Et un, et deux, et huit. La Dyle déborde régulièrement. Surtout à Wavre. Jusqu’à présent, un drame humain avec victimes ou blessés graves a pu être évité. Et de manière assez incroyable, on bâtit encore près de la rivière, même en zone inondable.

Dans la vallée de la Dyle, après les inondations de juillet 2021, deux sentiments étaient perceptibles auprès de la population de cette partie centrale du Brabant wallon. « Encore ! » et « Plus fort ! ». Car ici, sur le tronçon le plus critique de cet affluent de l’Escaut, les gens savaient que l’eau reviendrait. Parce qu’une crue en cache toujours une autre. Alors, Louise, qui tient un magasin au centre de Wavre, elle a fait ce qu’elle avait fait en 2010 : vider, colmater, encaisser les pertes. Thomas, lui, il s’est décidé à déménager. Il habitait juste en face du lotissement Les Jardins de l’Orne, à Mont-Saint-Guibert, construit en zone à risque là où il y avait une papèterie. Cette impression qu’on se fout décidément de sa gueule. Que ceux qui bâtissent se moquent de ceux qui étaient là avant.

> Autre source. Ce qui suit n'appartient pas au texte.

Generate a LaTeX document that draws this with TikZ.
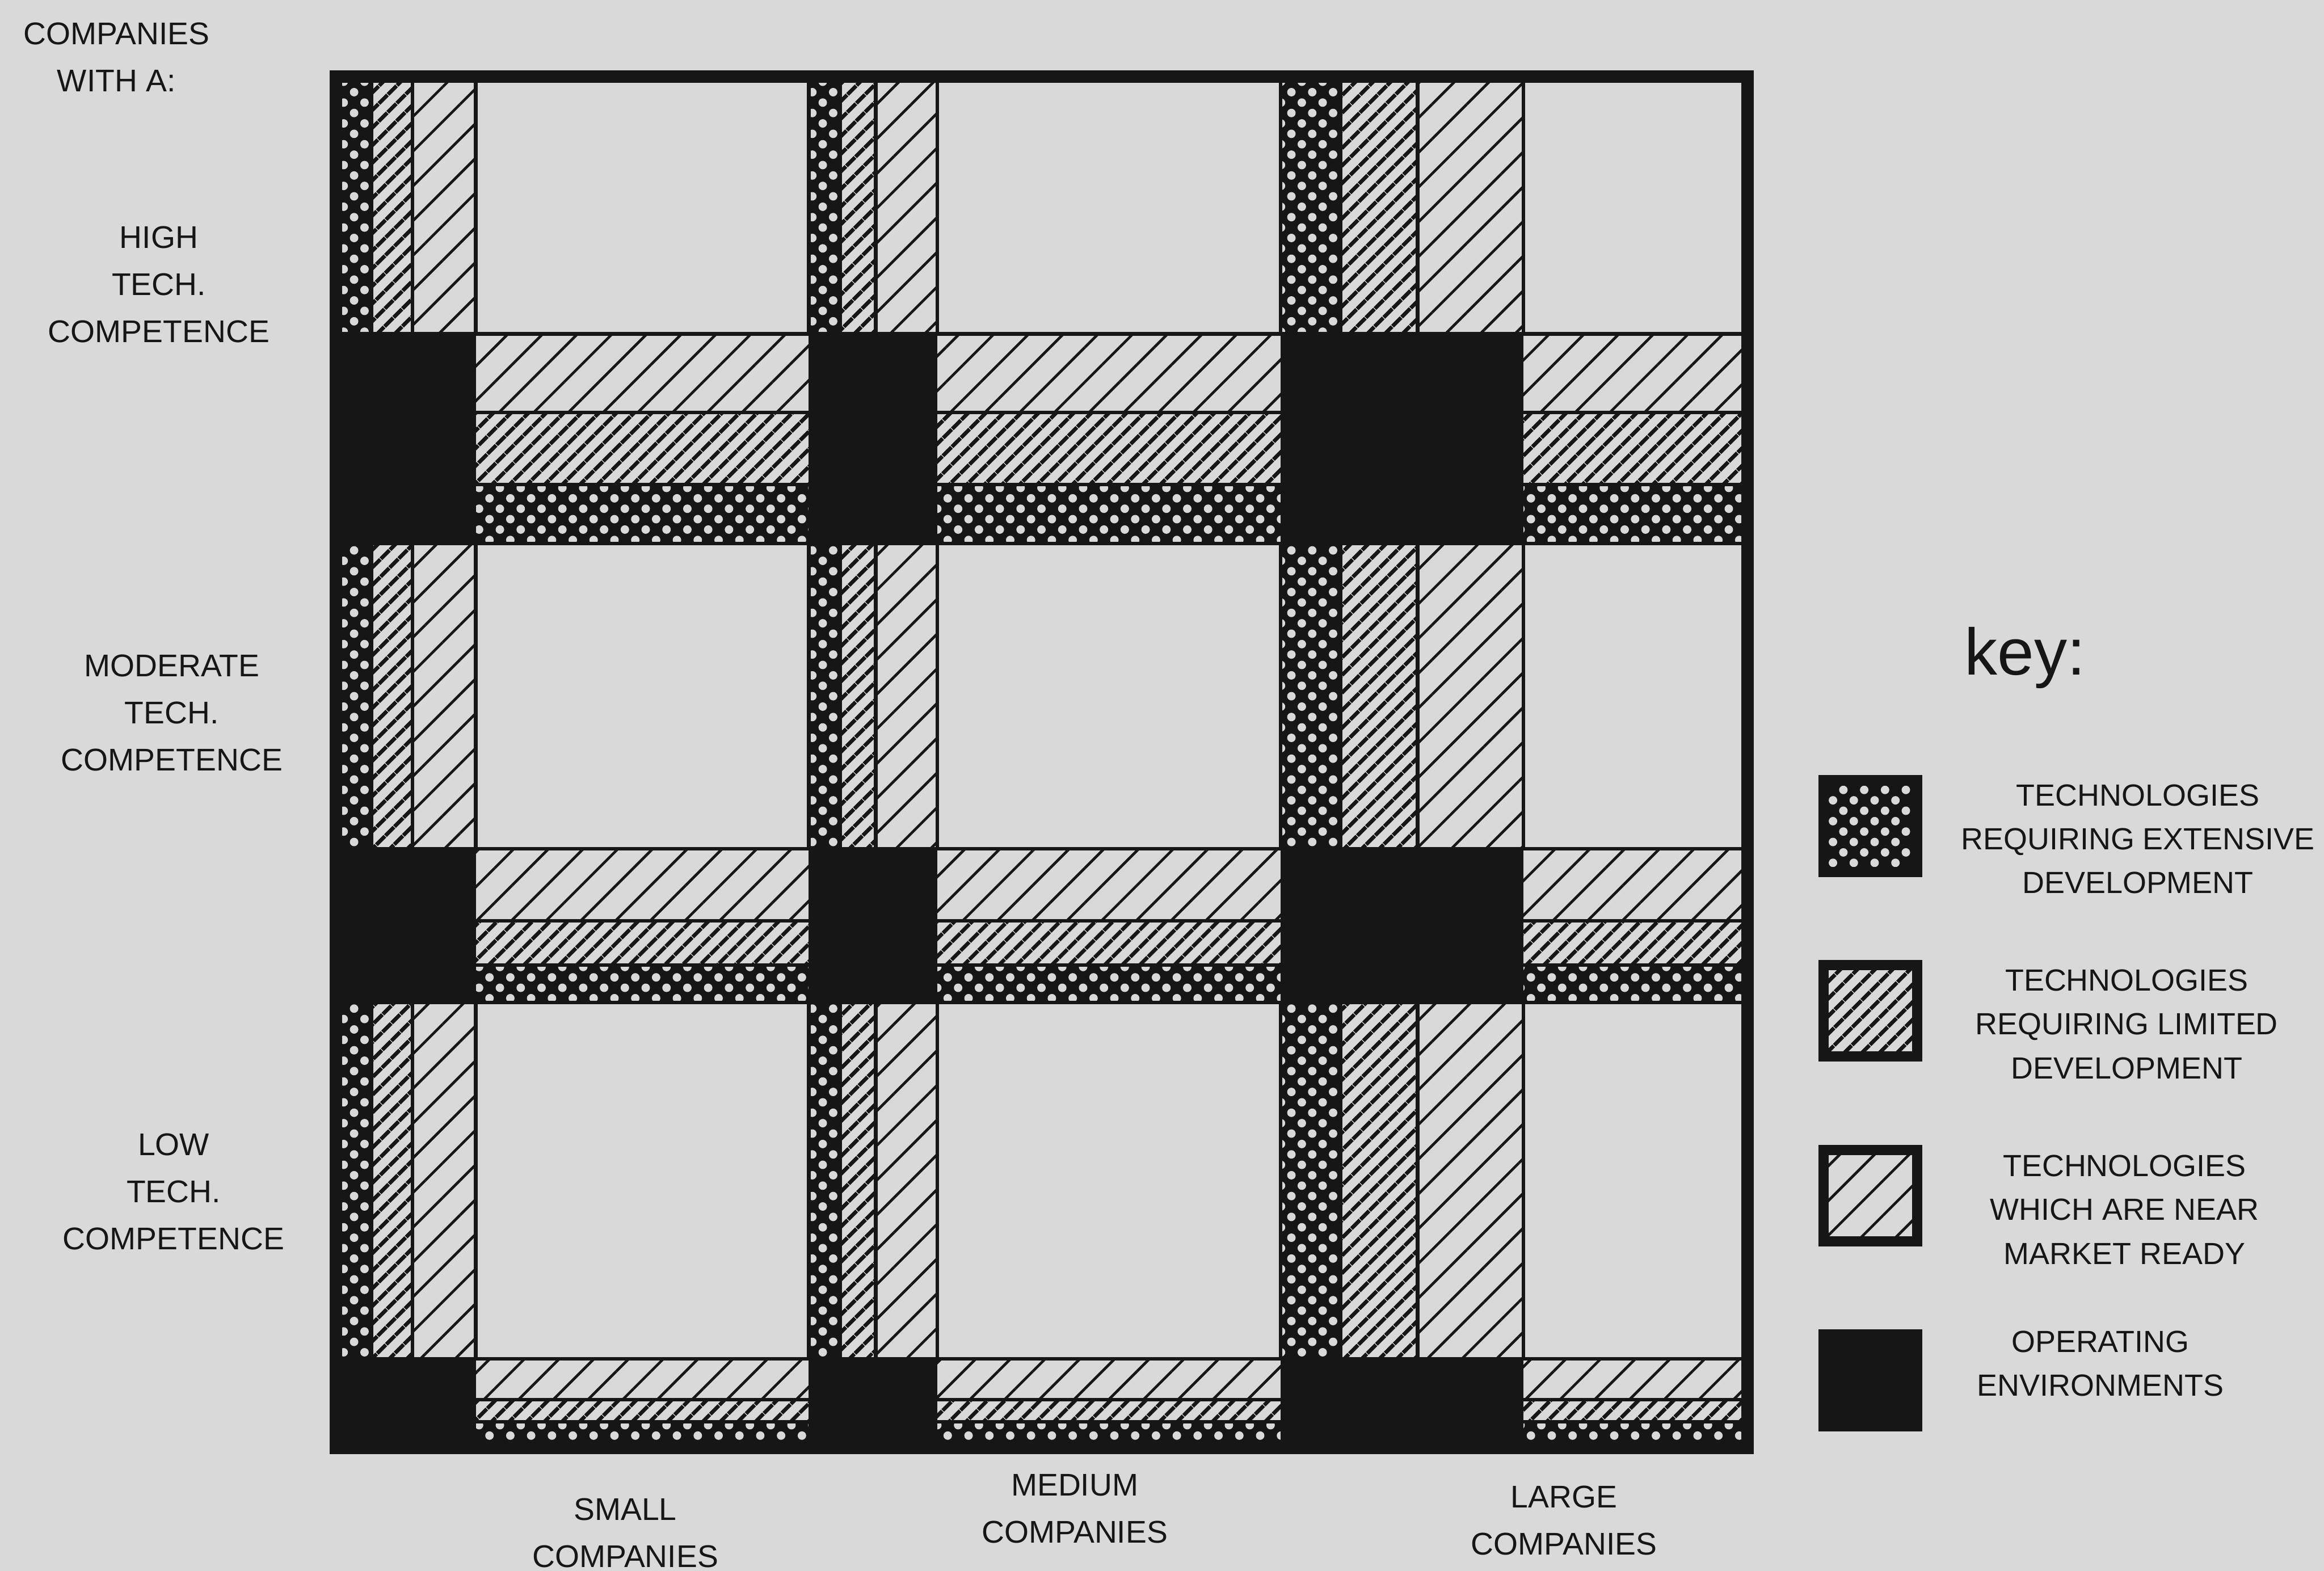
\documentclass[tikz,border=0pt]{standalone}
\usepackage{fontspec}
\setmainfont{Liberation Sans}
\usepackage{tikz}
\usetikzlibrary{patterns.meta, positioning}
\definecolor{ink}{RGB}{22, 22, 22}
\definecolor{paper}{RGB}{217, 217, 217}
\tikzset{
    band/.style={draw=ink, line width=0.8mm},
    extfill/.style={preaction={fill=ink}, pattern={Dots[distance=3.3mm, angle=45, radius=0.95mm]}, pattern color=paper},
    limfill/.style={preaction={fill=paper}, pattern={Lines[distance=2.8mm, angle=45, line width=0.9mm]}, pattern color=ink},
    nearfill/.style={preaction={fill=paper}, pattern={Lines[distance=5.5mm, angle=45, line width=0.6mm]}, pattern color=ink},
    envfill/.style={fill=ink},
    axislabel/.style={align=center, text=ink, font=\fontsize{20pt}{30pt}\selectfont},
    keybox/.style={rectangle, draw=ink, line width=2.3mm, minimum width=21mm, minimum height=20.5mm, inner sep=0pt},
    keytext/.style={align=center, text=ink, font=\fontsize{19.5pt}{28pt}\selectfont}
}

\begin{document}
\begin{tikzpicture}[x=0.1mm, y=-0.1mm]
        \path[use as bounding box, fill=paper] (0,0) rectangle (5207,3520);

        % vertical bands (small, medium, large companies)
        \path[band, extfill] (752,172) rectangle (832,3244);
        \path[band, limfill] (832,172) rectangle (924,3244);
        \path[band, nearfill] (924,172) rectangle (1066,3244);
        \path[band, extfill] (1812,172) rectangle (1882,3244);
        \path[band, limfill] (1882,172) rectangle (1962,3244);
        \path[band, nearfill] (1962,172) rectangle (2100,3244);
        \path[band, extfill] (2869,172) rectangle (3004,3244);
        \path[band, limfill] (3004,172) rectangle (3176,3244);
        \path[band, nearfill] (3176,172) rectangle (3413,3244);

        % horizontal bands (high, moderate, low competence)
        \path[band, nearfill] (752,748) rectangle (3915,924);
        \path[band, limfill] (752,924) rectangle (3915,1086);
        \path[band, extfill] (752,1086) rectangle (3915,1218);
        \path[band, nearfill] (752,1902) rectangle (3915,2063);
        \path[band, limfill] (752,2063) rectangle (3915,2162);
        \path[band, extfill] (752,2162) rectangle (3915,2246);
        \path[band, nearfill] (752,3045) rectangle (3915,3136);
        \path[band, limfill] (752,3136) rectangle (3915,3186);
        \path[band, extfill] (752,3186) rectangle (3915,3244);

        % operating environments
        \fill[envfill] (752,748) rectangle (1066,1218);
        \fill[envfill] (1812,748) rectangle (2100,1218);
        \fill[envfill] (2869,748) rectangle (3413,1218);
        \fill[envfill] (752,1902) rectangle (1066,2246);
        \fill[envfill] (1812,1902) rectangle (2100,2246);
        \fill[envfill] (2869,1902) rectangle (3413,2246);
        \fill[envfill] (752,3045) rectangle (1066,3244);
        \fill[envfill] (1812,3045) rectangle (2100,3244);
        \fill[envfill] (2869,3045) rectangle (3413,3244);

        \draw[ink, line width=2.8mm] (752,172) rectangle (3915,3244);

        % axis labels
        \node[axislabel] (corner) at (261,128) {COMPANIES\\WITH A:};
        \node[axislabel] (high) at (356,638) {HIGH\\TECH.\\COMPETENCE};
        \node[axislabel] (moderate) at (385,1597) {MODERATE\\TECH.\\COMPETENCE};
        \node[axislabel] (low) at (389,2670) {LOW\\TECH.\\COMPETENCE};
        \node[axislabel] (small) at (1401,3435) {SMALL\\COMPANIES};
        \node[axislabel] (medium) at (2408,3381) {MEDIUM\\COMPANIES};
        \node[axislabel] (large) at (3504,3407) {LARGE\\COMPANIES};

        % key
        \node[anchor=base, text=ink, font=\fontsize{42pt}{50pt}\selectfont] (keytitle) at (4537,1512) {key:};
        \node[keybox, extfill] (kext) at (4191,1851) {};
        \node[keybox, limfill, below=18.6mm of kext] (klim) {};
        \node[keybox, nearfill, below=18.6mm of klim] (knear) {};
        \node[keybox, envfill, below=18.6mm of knear] (kenv) {};
        \node[keytext] (text1) at (4790,1880) {TECHNOLOGIES\\REQUIRING EXTENSIVE\\DEVELOPMENT};
        \node[keytext] (text2) at (4765,2295) {TECHNOLOGIES\\REQUIRING LIMITED\\DEVELOPMENT};
        \node[keytext] (text3) at (4760,2710) {TECHNOLOGIES\\WHICH ARE NEAR\\MARKET READY};
        \node[keytext] (text4) at (4706,3055) {OPERATING\\ENVIRONMENTS};

    \end{tikzpicture}
\end{document}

Agriculteurs à Ottignies, Claire et Dominique ont ressorti leurs photos d’archives pour expliquer aux journalistes à quel point la vie a changé en bas quand les zonings économiques ont gonflé en haut, à Louvain-La-Neuve. Le bon sens fermier : l’eau tombée du ciel, ben, elle glisse sur le béton des parkings et le bitume des routes. C’est pas compliqué, tout de même…

«  Votre maison, c’est votre capital  »

«  Je n’oublierai jamais le 15 juillet 2021, mon jour d’anniversaire, souffle Etienne Detrie, 63 ans, qui est propriétaire au Quai des Tanneries, à Wavre-centre. Je suis allé au Brico acheter des blocs de parpaing, que je coupais chaque fois en deux. Avec mon fils et des copains, on les plaçait sous les meubles et grâce à ça, on les surélevait. Du mobilier de ferme, ça pèse une tonne. Moi, j’ai plus l’âge ni la santé pour faire ça seul. Quand les meubles ont touché le plafond et que l’eau continuait à monter à toute vitesse, j’ai dit à tout le monde d’évacuer. Vers 4 heures du matin, j’ai voulu voir l’état de la maison. J’ai longé le mur, je me suis attaché, mais il était impossible d’avancer tellement le courant était fort. Une voisine m’a permis de dormir sur son canapé. Le lendemain, j’ai erré dans la voiture. C’est votre maison, c’est votre capital, et puis il y a tout qui s’en va.  »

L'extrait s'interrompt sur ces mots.